In People v. Torres (1997) 59 Cal.App.4th 1, 68 Cal.Rptr.2d 644 (Torres), Division Four of this court considered the question of whether an investigating public agency was a "direct victim" under the general restitution statute. There, sheriff's deputies investigating illegal drug trafficking had used county funds to buy illegal drugs from the defendant, and the prosecution sought the recovery of those sums in the form of restitution. Interpreting the 1995 statutory scheme (Former Pen.Code, § 1202.4, subd. (p), added by Stats.1994, ch. 1106, § 3, p. 6548), Torres held that restitution was unauthorized under these circumstances.

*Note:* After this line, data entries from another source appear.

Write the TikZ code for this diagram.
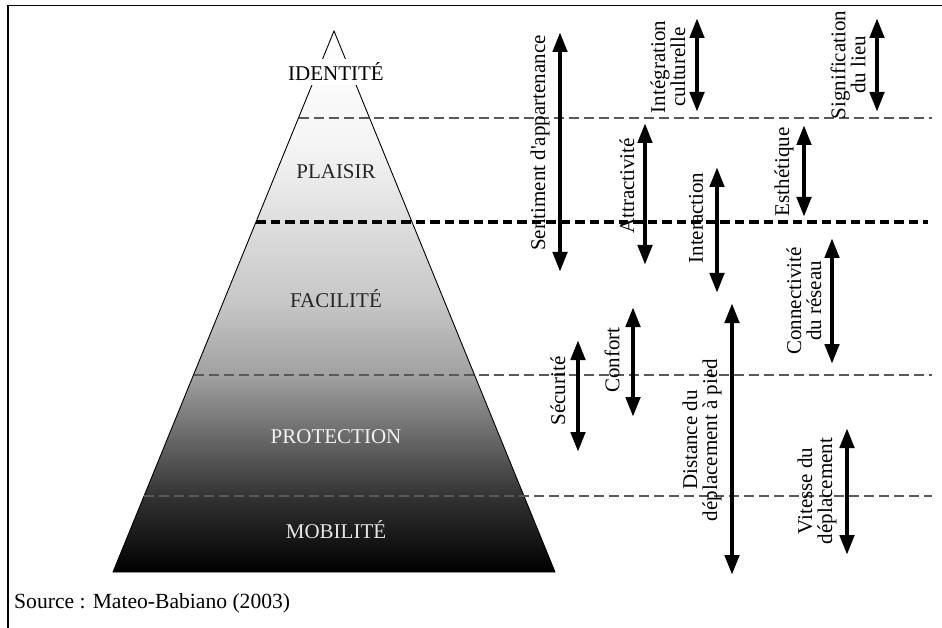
\documentclass[tikz,border=0pt]{standalone}
\usepackage{fontspec}
\setmainfont{Liberation Serif}
\usetikzlibrary{arrows.meta}
\pgfdeclareverticalshading{pyrshade}{100bp}{color(0bp)=(black); color(25bp)=(black); color(32bp)=(black!80); color(37.7bp)=(black!58); color(43.2bp)=(black!37); color(50bp)=(black!22); color(64.5bp)=(black!4); color(75bp)=(white); color(100bp)=(white)}
\begin{document}
\begin{tikzpicture}[x=1pt,y=-1pt,
  lbl/.style={font=\fontsize{21}{20}\selectfont, inner sep=0pt},
  rlbl/.style={lbl, rotate=90, align=center},
  lvl/.style={lbl, anchor=base},
  thindash/.style={draw=black!65, line width=1.2pt, dash pattern=on 10pt off 5pt},
  thickdash/.style={draw=black, line width=4.8pt, dash pattern=on 9.5pt off 5pt},
  dblarrow/.style={line width=4.5pt, {Triangle[length=20pt,width=14pt]}-{Triangle[length=20pt,width=14pt]}}]
\useasboundingbox (0,0) rectangle (942,628);
% frame
\draw[line width=1.8pt] (8,628) -- (8,5.5) -- (942,5.5);
% pyramid
\coordinate (apex) at (334,31);
\coordinate (bl) at (113,572);
\coordinate (br) at (555,572);
\shade[shading=pyrshade] (apex) -- (bl) -- (br) -- cycle;
\draw[line width=0.9pt] (apex) -- (bl) -- (br) -- cycle;
% level lines
\coordinate (l1a) at (298.5,118); \coordinate (l1b) at (932,118);
\coordinate (l2a) at (256,222);   \coordinate (l2b) at (928,222);
\coordinate (l3a) at (193.5,375); \coordinate (l3b) at (932,375);
\coordinate (l4a) at (144,496);   \coordinate (l4b) at (932,496);
\draw[thindash] (l1a) -- (l1b);
\draw[thickdash] (l2a) -- (l2b);
\draw[thindash] (l3a) -- (l3b);
\draw[thindash] (l4a) -- (l4b);
% level labels
\node[lvl, fill=white, inner ysep=4pt, inner xsep=2pt, text=black] (identite) at (336,81) {IDENTITÉ};
\node[lvl, text=black!85] (plaisir) at (336,179) {PLAISIR};
\node[lvl, text=black!85] (facilite) at (336,307) {FACILITÉ};
\node[lvl, text=black!5] (protection) at (336,443) {PROTECTION};
\node[lvl, text=black!10] (mobilite) at (336,538) {MOBILITÉ};
% arrows
\coordinate (sa1) at (560,32);  \coordinate (sa2) at (560,272);
\coordinate (ic1) at (697,18);  \coordinate (ic2) at (697,112);
\coordinate (sl1) at (877,18);  \coordinate (sl2) at (877,112);
\coordinate (at1) at (645,123); \coordinate (at2) at (645,265);
\coordinate (es1) at (804,125); \coordinate (es2) at (804,217);
\coordinate (in1) at (717,167); \coordinate (in2) at (717,293);
\coordinate (co1) at (832,238); \coordinate (co2) at (832,364);
\coordinate (se1) at (578,340); \coordinate (se2) at (578,452);
\coordinate (cf1) at (633,307); \coordinate (cf2) at (633,417);
\coordinate (di1) at (732,303); \coordinate (di2) at (732,575);
\coordinate (vi1) at (847,428); \coordinate (vi2) at (847,555);
\foreach \a/\b in {sa1/sa2, ic1/ic2, sl1/sl2, at1/at2, es1/es2, in1/in2, co1/co2, se1/se2, cf1/cf2, di1/di2, vi1/vi2}
  \draw[dblarrow] (\a) -- (\b);
% arrow labels
\node[rlbl] (sentiment) at (540,143) {Sentiment d\textquotesingle appartenance};
\node[rlbl] (integration) at (668,67) {Intégration\\culturelle};
\node[rlbl] (signification) at (848,65) {Signification\\du lieu};
\node[rlbl] (attractivite) at (627,186) {Attractivité};
\node[rlbl] (esthetique) at (784,172) {Esthétique};
\node[rlbl] (interaction) at (696,218) {Interaction};
\node[rlbl] (connectivite) at (804,301) {Connectivité\\du réseau};
\node[rlbl] (securite) at (558,391) {Sécurité};
\node[rlbl] (confort) at (612,360) {Confort};
\node[rlbl] (distance) at (702,440) {Distance du\\déplacement à pied};
\node[rlbl] (vitesse) at (817,491) {Vitesse du\\déplacement};
% source
\node[lbl, anchor=base west, font=\fontsize{21.6}{22}\selectfont] (source) at (14,608) {Source : Mateo-Babiano (2003)};
\end{tikzpicture}
\end{document}
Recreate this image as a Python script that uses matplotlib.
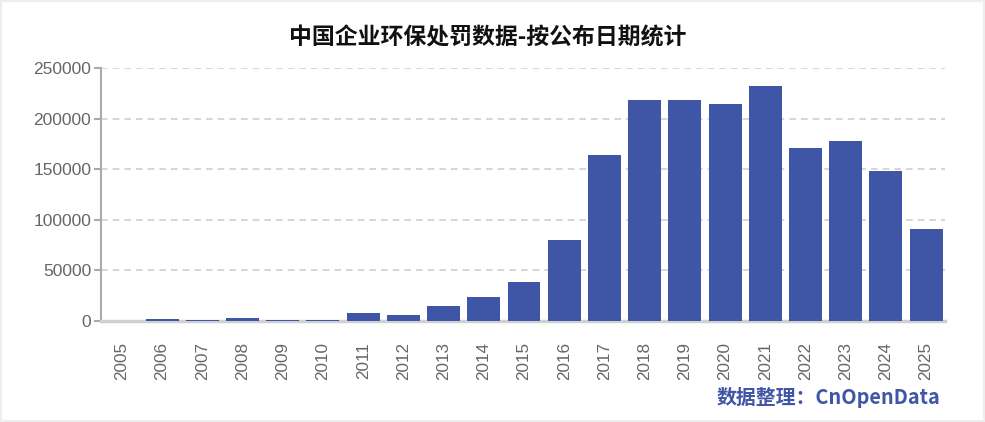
import matplotlib
matplotlib.use('Agg')
import matplotlib.pyplot as plt
from matplotlib.patches import Rectangle

plt.rcParams['font.family'] = ['Noto Sans CJK SC', 'DejaVu Sans']

years = [str(y) for y in range(2005, 2026)]
counts = [0, 1500, 1200, 2500, 1200, 1200, 7500, 5500, 14500, 23500, 38500,
          80500, 164500, 218000, 218500, 214000, 232500, 171000, 178000, 148500, 90500]
yticks = [0, 50000, 100000, 150000, 200000, 250000]

bar_color = '#3f55a5'
tick_color = '#666666'

fig = plt.figure(figsize=(9.85, 4.22), dpi=100)
fig.patches.append(Rectangle((0, 0), 1, 1, transform=fig.transFigure,
                             facecolor='none', edgecolor='#eeeeee', lw=3, zorder=0))

ax = fig.add_axes([101/985, 1 - 321/422, (945 - 101)/985, (321 - 68)/422])
x = list(range(len(years)))
ax.bar(x, counts, width=0.82, color=bar_color, zorder=3)

ax.set_xlim(-0.52, 20.47)
ax.set_ylim(0, 250000)
ax.set_yticks(yticks)
ax.set_yticklabels([str(v) for v in yticks], fontsize=12.5, color=tick_color,
                   family='Liberation Sans')
ax.set_xticks(x)
ax.set_xticklabels(years, rotation=90, fontsize=12.3, color=tick_color,
                   family='Liberation Sans')
ax.tick_params(axis='x', length=0, pad=15)
ax.tick_params(axis='y', length=5, color='#aaaaaa', width=1.5, pad=2)

ax.grid(axis='y', color='#d0d0d0', linestyle=(0, (4, 3)), lw=1.2, zorder=0)
for s in ['top', 'right']:
    ax.spines[s].set_visible(False)
ax.spines['left'].set_color('#aaaaaa')
ax.spines['left'].set_linewidth(1.5)
ax.spines['bottom'].set_color('#d0d0d0')
ax.spines['bottom'].set_linewidth(2.5)

fig.text(0.495, 1 - 38/422, '中国企业环保处罚数据-按公布日期统计', ha='center', va='center',
         fontsize=16.5, fontweight='bold', color='#111111')
fig.text(940/985, 1 - 398/422, '数据整理：CnOpenData', ha='right', va='center',
         fontsize=14.3, fontweight='bold', color='#3f55a5')

fig.savefig('out.png', dpi=100)
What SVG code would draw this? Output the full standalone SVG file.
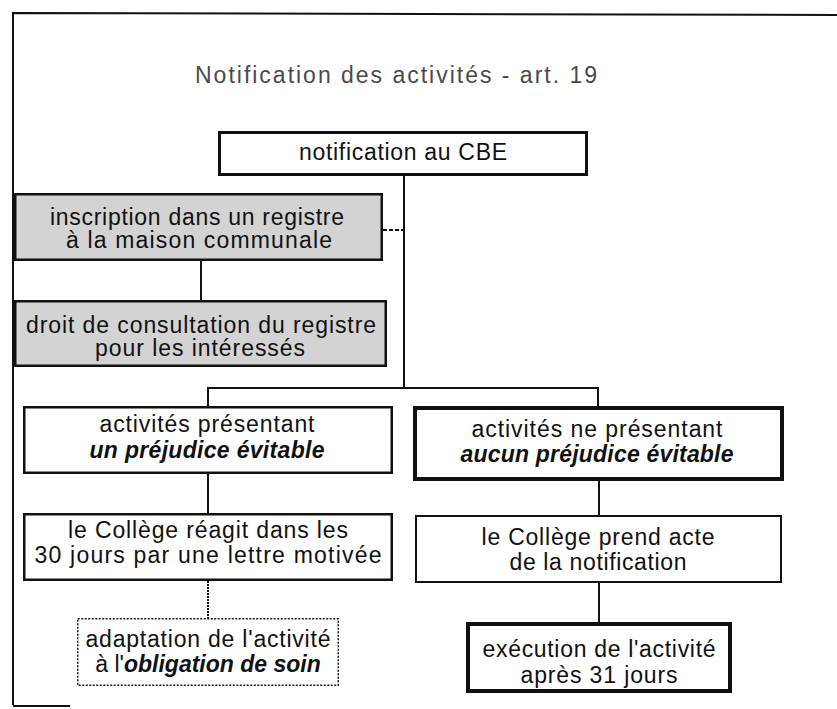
<svg xmlns="http://www.w3.org/2000/svg" width="837" height="709" viewBox="0 0 837 709">
  <style>
    .t { font-family: "Liberation Sans", Arial, Helvetica, sans-serif; font-size: 23px; fill: #111; text-anchor: middle; }
    .bi { font-weight: bold; font-style: italic; }
    .title { font-family: "Liberation Sans", Arial, Helvetica, sans-serif; font-size: 23px; fill: #4a4a4a; text-anchor: middle; }
    .box { fill: #fff; stroke: #111; }
    .gray { fill: #d3d3d3; stroke: #111; stroke-width: 2.5; }
    .c { fill: none; stroke: #111; stroke-width: 2; }
    .frame { fill: none; stroke: #111; stroke-width: 2; }
  </style>
  <rect width="837" height="709" fill="#fff"/>
  <g id="frame">
    <polyline class="frame" points="837,15 13,13 13,705"/>
    <line class="frame" x1="13" y1="706" x2="70" y2="706"/>
  </g>
  <text class="title" x="396" y="83" textLength="402" lengthAdjust="spacing">Notification des activités - art. 19</text>

  <g id="connectors">
    <line class="c" x1="404" y1="176" x2="404" y2="389"/>
    <line class="c" x1="207" y1="388" x2="599" y2="388"/>
    <line class="c" x1="208" y1="388" x2="208" y2="406"/>
    <line class="c" x1="598" y1="388" x2="598" y2="408"/>
    <line class="c" x1="383" y1="230" x2="404" y2="230" stroke-dasharray="4 2"/>
    <line class="c" x1="201" y1="261" x2="201" y2="300"/>
    <line class="c" x1="208" y1="474" x2="208" y2="513"/>
    <line class="c" x1="599" y1="480" x2="599" y2="515"/>
    <line class="c" x1="208" y1="581" x2="208" y2="618" stroke-dasharray="2 1"/>
    <line class="c" x1="599" y1="583" x2="599" y2="622"/>
  </g>

  <g id="notification">
    <rect class="box" x="219.5" y="132.5" width="367" height="42" stroke-width="3"/>
    <text class="t" x="403" y="160" textLength="208" lengthAdjust="spacing">notification au CBE</text>
  </g>

  <g id="inscription">
    <rect class="gray" x="15.25" y="194.25" width="366.5" height="65.5"/>
    <text class="t" x="197" y="225" textLength="294" lengthAdjust="spacing">inscription dans un registre</text>
    <text class="t" x="199" y="248" textLength="266" lengthAdjust="spacing">à la maison communale</text>
  </g>

  <g id="consultation">
    <rect class="gray" x="15.25" y="301.25" width="370.5" height="64.5"/>
    <text class="t" x="201" y="333" textLength="350" lengthAdjust="spacing">droit de consultation du registre</text>
    <text class="t" x="200" y="356" textLength="210" lengthAdjust="spacing">pour les intéressés</text>
  </g>

  <g id="prejudice-evitable">
    <rect class="box" x="24.25" y="407.25" width="367.5" height="65.5" stroke-width="2.5"/>
    <text class="t" x="207" y="432" textLength="215" lengthAdjust="spacing">activités présentant</text>
    <text class="t bi" x="207" y="458" textLength="235" lengthAdjust="spacing">un préjudice évitable</text>
  </g>

  <g id="aucun-prejudice">
    <rect class="box" x="415" y="408" width="367" height="71" stroke-width="4"/>
    <text class="t" x="597" y="437" textLength="251" lengthAdjust="spacing">activités ne présentant</text>
    <text class="t bi" x="597" y="462" textLength="273" lengthAdjust="spacing">aucun préjudice évitable</text>
  </g>

  <g id="college-reagit">
    <rect class="box" x="24.25" y="514.25" width="367.5" height="65.5" stroke-width="2.5"/>
    <text class="t" x="208" y="538" textLength="280" lengthAdjust="spacing">le Collège réagit dans les</text>
    <text class="t" x="208" y="563" textLength="347" lengthAdjust="spacing">30 jours par une lettre motivée</text>
  </g>

  <g id="college-prend-acte">
    <rect class="box" x="416" y="516" width="365" height="66" stroke-width="2"/>
    <text class="t" x="598" y="545" textLength="233" lengthAdjust="spacing">le Collège prend acte</text>
    <text class="t" x="598" y="570" textLength="177" lengthAdjust="spacing">de la notification</text>
  </g>

  <g id="adaptation">
    <rect class="box" x="77.75" y="618.75" width="260.5" height="66.5" stroke-width="1.5" stroke-dasharray="2 1.5"/>
    <text class="t" x="208" y="647" textLength="245" lengthAdjust="spacing">adaptation de l'activité</text>
    <text class="t" x="208" y="672">à l'<tspan class="bi">obligation de soin</tspan></text>
  </g>

  <g id="execution">
    <rect class="box" x="468" y="624" width="262" height="67" stroke-width="4"/>
    <text class="t" x="599" y="657" textLength="233" lengthAdjust="spacing">exécution de l'activité</text>
    <text class="t" x="599" y="683" textLength="157" lengthAdjust="spacing">après 31 jours</text>
  </g>
</svg>
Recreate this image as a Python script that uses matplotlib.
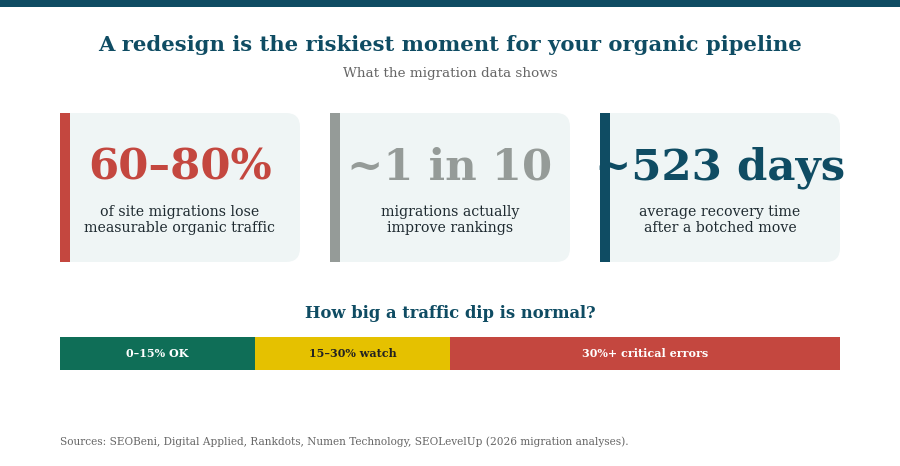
import matplotlib
matplotlib.use("Agg")
import matplotlib.pyplot as plt
from matplotlib.patches import FancyBboxPatch, Rectangle

plt.rcParams["font.family"] = ["DejaVu Serif"]

TEAL = "#0f4c63"
RED = "#c4473f"
GRAY = "#959b98"
CARD_BG = "#eff5f5"

TITLE = "A redesign is the riskiest moment for your organic pipeline"
SUBTITLE = "What the migration data shows"

stat_values = ["60\u201380%", "~1 in 10", "~523 days"]
stat_labels = ["of site migrations lose\nmeasurable organic traffic",
               "migrations actually\nimprove rankings",
               "average recovery time\nafter a botched move"]
stat_colors = [RED, GRAY, TEAL]

dip_labels = ["0\u201315% OK", "15\u201330% watch", "30%+ critical errors"]
dip_widths = [15, 15, 30]
dip_colors = ["#0f6e57", "#e5c100", RED]
dip_text_colors = ["white", "#222222", "white"]

SOURCE = ("Sources: SEOBeni, Digital Applied, Rankdots, Numen Technology, "
          "SEOLevelUp (2026 migration analyses).")

W, H = 900, 466
fig = plt.figure(figsize=(W / 100, H / 100), dpi=100)
fig.patch.set_facecolor("white")

# pixel-coordinate overlay
ax = fig.add_axes([0, 0, 1, 1])
ax.set_xlim(0, W)
ax.set_ylim(H, 0)
ax.axis("off")

ax.add_patch(Rectangle((0, 0), W, 7, color=TEAL, lw=0))
ax.text(450, 45, TITLE, ha="center", va="center", fontsize=15.2,
        fontweight="bold", color=TEAL)
ax.text(450, 73, SUBTITLE, ha="center", va="center", fontsize=9.7,
        color="#666666")

card_x = [60, 330, 600]
card_w, card_top, card_h = 240, 113, 149
for x0, val, lab, col in zip(card_x, stat_values, stat_labels, stat_colors):
    ax.add_patch(FancyBboxPatch((x0, card_top), card_w, card_h,
                                boxstyle="round,pad=0,rounding_size=14",
                                fc=CARD_BG, ec="none"))
    # square off the left side under the accent
    ax.add_patch(Rectangle((x0, card_top), 30, card_h, fc=CARD_BG, ec="none"))
    ax.add_patch(Rectangle((x0, card_top), 10, card_h, fc=col, ec="none"))
    ax.text(x0 + 120, 168, val, ha="center", va="center", fontsize=31.2,
            fontweight="bold", color=col)
    ax.text(x0 + 120, 220, lab, ha="center", va="center", fontsize=10.2,
            color="#1e2a30", linespacing=1.2)

ax.text(450, 313, "How big a traffic dip is normal?", ha="center",
        va="center", fontsize=11.8, fontweight="bold", color=TEAL)

ax.text(60, 442, SOURCE, ha="left", va="center", fontsize=7.6,
        color="#666666")

# stacked threshold bar
bax = fig.add_axes([60 / W, 1 - 370 / H, 780 / W, 33 / H])
left = 0
for lab, w, col, tc in zip(dip_labels, dip_widths, dip_colors, dip_text_colors):
    bax.barh(0, w, left=left, height=1, color=col, lw=0)
    bax.text(left + w / 2, 0, lab, ha="center", va="center", fontsize=8,
             fontweight="bold", color=tc)
    left += w
bax.set_xlim(0, sum(dip_widths))
bax.set_ylim(-0.5, 0.5)
bax.axis("off")

fig.savefig("out.png", dpi=100, facecolor="white")
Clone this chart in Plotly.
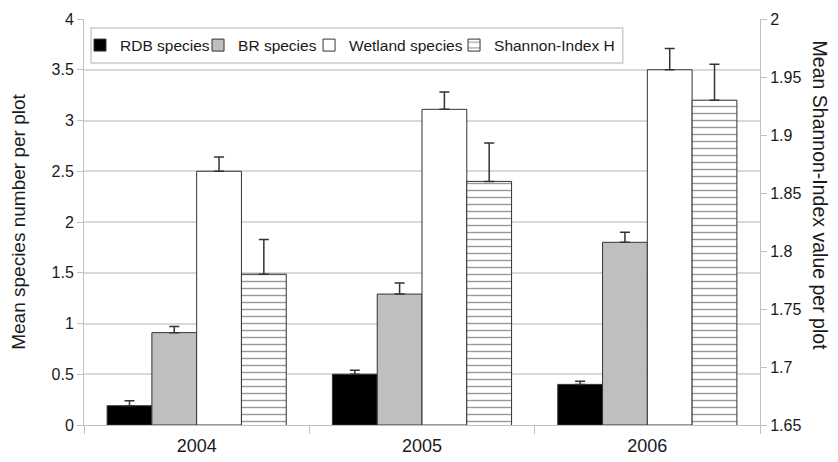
import plotly.graph_objects as go

years = ["2004", "2005", "2006"]
rdb = [0.19, 0.50, 0.40]
rdb_err = [0.05, 0.04, 0.03]
br = [0.91, 1.29, 1.80]
br_err = [0.06, 0.11, 0.10]
wet = [2.50, 3.11, 3.50]
wet_err = [0.14, 0.17, 0.21]
shannon = [1.78, 1.86, 1.93]
shannon_err = [0.03, 0.033, 0.031]

left_ticks = [0, 0.5, 1, 1.5, 2, 2.5, 3, 3.5, 4]
left_ticktext = ["0", "0.5", "1", "1.5", "2", "2.5", "3", "3.5", "4"]
right_ticks = [1.65, 1.7, 1.75, 1.8, 1.85, 1.9, 1.95, 2.0]
right_ticktext = ["1.65", "1.7", "1.75", "1.8", "1.85", "1.9", "1.95", "2"]

FONT = "Liberation Sans, Arial, sans-serif"
EDGE = "#333333"
TXT = "#1a1a1a"

def err(vals):
    return dict(type="data", array=vals, arrayminus=[0] * len(vals), symmetric=False,
                color=EDGE, thickness=1.5, width=5, visible=True)

fig = go.Figure()
fig.add_trace(go.Bar(x=years, y=rdb, name="RDB species", offsetgroup="a", legend="legend",
                     marker=dict(color="#000000", line=dict(color=EDGE, width=1)),
                     error_y=err(rdb_err)))
fig.add_trace(go.Bar(x=years, y=br, name="BR species", offsetgroup="b", legend="legend2",
                     marker=dict(color="#bfbfbf", line=dict(color=EDGE, width=1)),
                     error_y=err(br_err)))
fig.add_trace(go.Bar(x=years, y=wet, name="Wetland species", offsetgroup="c", legend="legend3",
                     marker=dict(color="#ffffff", line=dict(color=EDGE, width=1)),
                     error_y=err(wet_err)))
fig.add_trace(go.Bar(x=years, y=shannon, name="Shannon-Index H", offsetgroup="d",
                     yaxis="y2", legend="legend4",
                     marker=dict(color="#ffffff", line=dict(color=EDGE, width=1),
                                 pattern=dict(shape="-", size=7, solidity=0.2,
                                              fgcolor=EDGE, bgcolor="#ffffff",
                                              fillmode="overlay")),
                     error_y=err(shannon_err)))

def leg(x):
    return dict(orientation="h", x=x, y=0.9347, xanchor="left", yanchor="middle",
                bgcolor="rgba(0,0,0,0)", borderwidth=0,
                font=dict(family=FONT, size=15.5, color=TXT), itemwidth=30)

fig.update_layout(
    width=830, height=454,
    margin=dict(l=76, r=78, t=11, b=37, autoexpand=False),
    paper_bgcolor="#ffffff", plot_bgcolor="#ffffff",
    barmode="group", bargap=0.205, bargroupgap=0,
    font=dict(family=FONT, size=16, color=TXT),
    showlegend=True,
    legend=leg(-0.0059), legend2=leg(0.1687), legend3=leg(0.3329), legend4=leg(0.5474),
    xaxis=dict(type="category", showline=True, linecolor="#c0c0c0", linewidth=1,
               ticks="outside", tickson="boundaries", ticklen=8, tickcolor="#c0c0c0",
               tickfont=dict(size=18), showgrid=False, automargin=False,
               ticklabelstandoff=4),
    yaxis=dict(range=[0, 4], tickvals=left_ticks, ticktext=left_ticktext,
               showline=True, linecolor="#c0c0c0", linewidth=1,
               ticks="outside", ticklen=6, tickcolor="#c0c0c0",
               showgrid=True, gridcolor="#d9d9d9", gridwidth=1.5, zeroline=False,
               tickfont=dict(size=16), automargin=False,
               title=dict(text="Mean species number per plot", font=dict(size=19), standoff=20)),
    yaxis2=dict(range=[1.65, 2.0], overlaying="y", side="right",
                tickvals=right_ticks, ticktext=right_ticktext,
                showline=True, linecolor="#c0c0c0", linewidth=1,
                ticks="outside", ticklen=6, tickcolor="#c0c0c0",
                showgrid=False, zeroline=False, tickfont=dict(size=16), automargin=False),
    shapes=[dict(type="rect", xref="paper", yref="paper", x0=0.0104, x1=0.797,
                 y0=0.8916, y1=0.978, line=dict(color="#cccccc", width=1.5),
                 fillcolor="#ffffff", layer="above")],
    annotations=[dict(text="Mean Shannon-Index value per plot", textangle=90,
                      xref="paper", yref="paper", x=1.0888, y=0.565,
                      xanchor="center", yanchor="middle", showarrow=False,
                      font=dict(family=FONT, size=19.5, color=TXT))],
)

fig.write_html("out.html")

The court reasoned that the public did not suffer loss as "direct victim[s]" of crime by spending money for drug purchases in the course of investigating criminal activity. (Torres, supra, at pp. 4-5, 68 Cal.Rptr.2d 644.) In the words of the court, "The sheriff's deputies bought and apparently received what they paid ... for, methamphetamine." (Id. at p. 3, 68 Cal.Rptr.2d 644.)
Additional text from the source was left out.